After a complex, years-long game of connect-the-celestial-dots, astronomers announced a majestic discovery this month: 62 new moons orbiting around Saturn.
The ringed planet is the solar system’s second-largest, and now it’s far and away the most orbited. With newly discovered moons as small as 2.5 km across (or one-third the length of Hollywood’s Walk of Fame, as Space.com put it), we now know 145 confirmed moons orbit its gaseous surface.
With all those forces roiling the planet’s vast bulk, it’s tough to picture what must be happening to the liquids far below its gaseous envelope. But if there was any way to stand on the edge of the planet and gaze upward, you’d see a dizzying swarm of spinning moons. Some are singularly huge: Titan, the biggest, is larger than the planet Mercury.
That’s in addition to Saturn’s many rings, which are basically churning debris fields.
So amid all that, how did scientists on Earth manage to parse out moons the size of neighborhoods? The answer boils down to a proven method, applied in painstaking detail over the course of years.
Spotting lonely rocks in a vast cosmic sea
Edward Ashton, a postdoctoral fellow at the Academia Sinica Institute of Astronomy and Astrophysics, led the research. Perched on top of Hawaii’s Mauna Kea, using the Canada-France-Hawaii Telescope (CFHT), his team employed a method called “shift stacking” to first identify tiny objects, then confirm their orbits.
To spot Saturnian satellites too tiny to glimpse in a single frame even through the notably enormous CFHT, you’d need multiple images (to magnify brightness). The problem is, everything’s moving. Shift stacking solves this by snapping a sequence of exposures, then “shifting” them all so that the pixels on each one correspond to the location of the target object.
Stack those on top of each other, and you have a visible signature of a celestial body that would otherwise be too faint to see.
That still doesn’t mean what you’re looking at is a moon, though. Which leads us to why Ashton and his team’s research, which began in 2018, is only concluding now.
‘Which dot belongs to which puzzle?’
To meet the definition of a moon, an object must orbit something larger than itself (that is not a star). Could these relatively small rocks that the team spotted zipping past Saturn be asteroids? Sure.
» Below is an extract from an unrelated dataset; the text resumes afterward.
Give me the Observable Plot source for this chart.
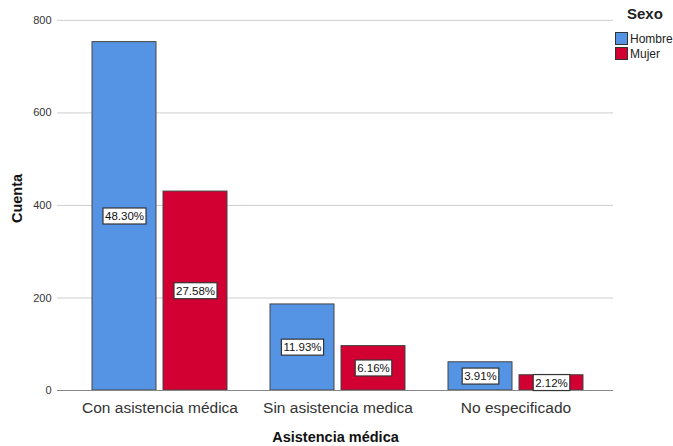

The only way to figure out for sure would be to shift stack them repeatedly, each time they showed back up.
The total data set involved two years’ worth of frame-by-frame, three-hour shoots by the CFHT, according to Space.com.
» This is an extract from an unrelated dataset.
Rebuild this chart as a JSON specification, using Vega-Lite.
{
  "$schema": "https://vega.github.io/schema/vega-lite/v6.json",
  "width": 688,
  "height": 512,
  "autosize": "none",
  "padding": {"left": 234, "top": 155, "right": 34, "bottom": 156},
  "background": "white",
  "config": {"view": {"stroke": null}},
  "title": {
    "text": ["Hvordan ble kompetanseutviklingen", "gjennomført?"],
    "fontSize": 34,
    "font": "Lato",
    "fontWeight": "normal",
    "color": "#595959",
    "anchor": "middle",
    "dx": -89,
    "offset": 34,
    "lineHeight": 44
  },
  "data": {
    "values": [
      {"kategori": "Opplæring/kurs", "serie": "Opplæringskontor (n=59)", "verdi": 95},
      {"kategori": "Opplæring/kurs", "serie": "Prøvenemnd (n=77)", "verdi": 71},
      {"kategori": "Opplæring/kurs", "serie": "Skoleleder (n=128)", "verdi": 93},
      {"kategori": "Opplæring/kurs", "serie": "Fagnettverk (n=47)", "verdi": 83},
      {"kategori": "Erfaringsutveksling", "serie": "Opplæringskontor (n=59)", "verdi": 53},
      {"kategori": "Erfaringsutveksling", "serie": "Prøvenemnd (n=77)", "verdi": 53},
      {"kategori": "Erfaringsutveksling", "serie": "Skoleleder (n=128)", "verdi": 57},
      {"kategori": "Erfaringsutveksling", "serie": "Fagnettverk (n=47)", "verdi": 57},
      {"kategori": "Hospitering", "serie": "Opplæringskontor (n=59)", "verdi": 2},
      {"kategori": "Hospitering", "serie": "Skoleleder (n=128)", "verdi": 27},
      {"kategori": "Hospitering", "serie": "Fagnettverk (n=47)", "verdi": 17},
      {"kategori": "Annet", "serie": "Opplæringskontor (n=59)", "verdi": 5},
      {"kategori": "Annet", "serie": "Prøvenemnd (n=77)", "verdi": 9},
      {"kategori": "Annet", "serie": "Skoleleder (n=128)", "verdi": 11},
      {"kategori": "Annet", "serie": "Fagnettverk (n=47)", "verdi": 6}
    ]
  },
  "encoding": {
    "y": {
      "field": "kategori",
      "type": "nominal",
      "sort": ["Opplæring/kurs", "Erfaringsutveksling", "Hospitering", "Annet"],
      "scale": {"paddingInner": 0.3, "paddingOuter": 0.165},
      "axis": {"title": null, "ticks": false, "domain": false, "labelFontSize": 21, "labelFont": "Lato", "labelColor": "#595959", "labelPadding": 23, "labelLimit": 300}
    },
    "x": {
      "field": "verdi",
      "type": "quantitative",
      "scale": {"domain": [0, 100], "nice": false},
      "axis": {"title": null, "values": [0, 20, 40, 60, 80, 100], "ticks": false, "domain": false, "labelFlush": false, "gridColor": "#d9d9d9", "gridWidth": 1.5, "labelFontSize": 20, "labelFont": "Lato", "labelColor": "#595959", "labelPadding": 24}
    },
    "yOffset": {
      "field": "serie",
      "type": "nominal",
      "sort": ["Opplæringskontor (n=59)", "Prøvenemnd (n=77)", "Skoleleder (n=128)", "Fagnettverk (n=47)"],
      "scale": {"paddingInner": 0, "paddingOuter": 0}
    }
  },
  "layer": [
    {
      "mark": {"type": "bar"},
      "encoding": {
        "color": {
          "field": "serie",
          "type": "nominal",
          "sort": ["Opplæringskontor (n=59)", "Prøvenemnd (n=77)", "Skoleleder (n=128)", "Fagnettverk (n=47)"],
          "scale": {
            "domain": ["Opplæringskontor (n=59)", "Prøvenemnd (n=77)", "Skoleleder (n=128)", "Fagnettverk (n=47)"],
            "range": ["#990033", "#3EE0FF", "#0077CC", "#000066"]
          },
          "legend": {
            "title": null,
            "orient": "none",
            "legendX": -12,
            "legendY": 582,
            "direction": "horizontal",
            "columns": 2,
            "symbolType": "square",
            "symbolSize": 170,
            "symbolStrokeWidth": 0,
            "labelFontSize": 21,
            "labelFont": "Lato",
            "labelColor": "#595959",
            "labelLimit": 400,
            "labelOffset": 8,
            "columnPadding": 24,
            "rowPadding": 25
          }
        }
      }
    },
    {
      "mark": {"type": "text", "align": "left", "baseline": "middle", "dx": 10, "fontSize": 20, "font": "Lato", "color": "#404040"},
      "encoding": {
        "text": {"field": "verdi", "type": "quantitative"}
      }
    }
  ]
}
If forcing it into coherence sounds complicated, it was.
“Tracking these moons makes me recall playing the kid’s game Dot-to-Dot, because we have to connect the various appearances of these moons in our data with a viable orbit,” Ashton said in a statement. “But with about 100 different games on the same page, you don’t know which dot belongs to which puzzle.”
Better him than me.
‘Irregular moons’: Satellite errata
Each one of the 62 newly confirmed moons falls under the “irregular” category. These moons can orbit their home planets distantly, or even in retrograde — opposite to the planet’s rotation. That’s because they did not form in orbit around the planet, but instead fell into its gravitational field from elsewhere and became captured.
(Saturn hosts three main groups of irregular moons: the Inuit group, the Gallic group, and the dense Norse group. Each new moon falls into one of these three groups.)
As of the new count, Saturn has 121 irregular and 24 regular moons. That places it back on top of the solar system’s “most moons” list, which Jupiter briefly took over earlier this year. The count could change at any time — depending on who’s fastest at connecting the dots.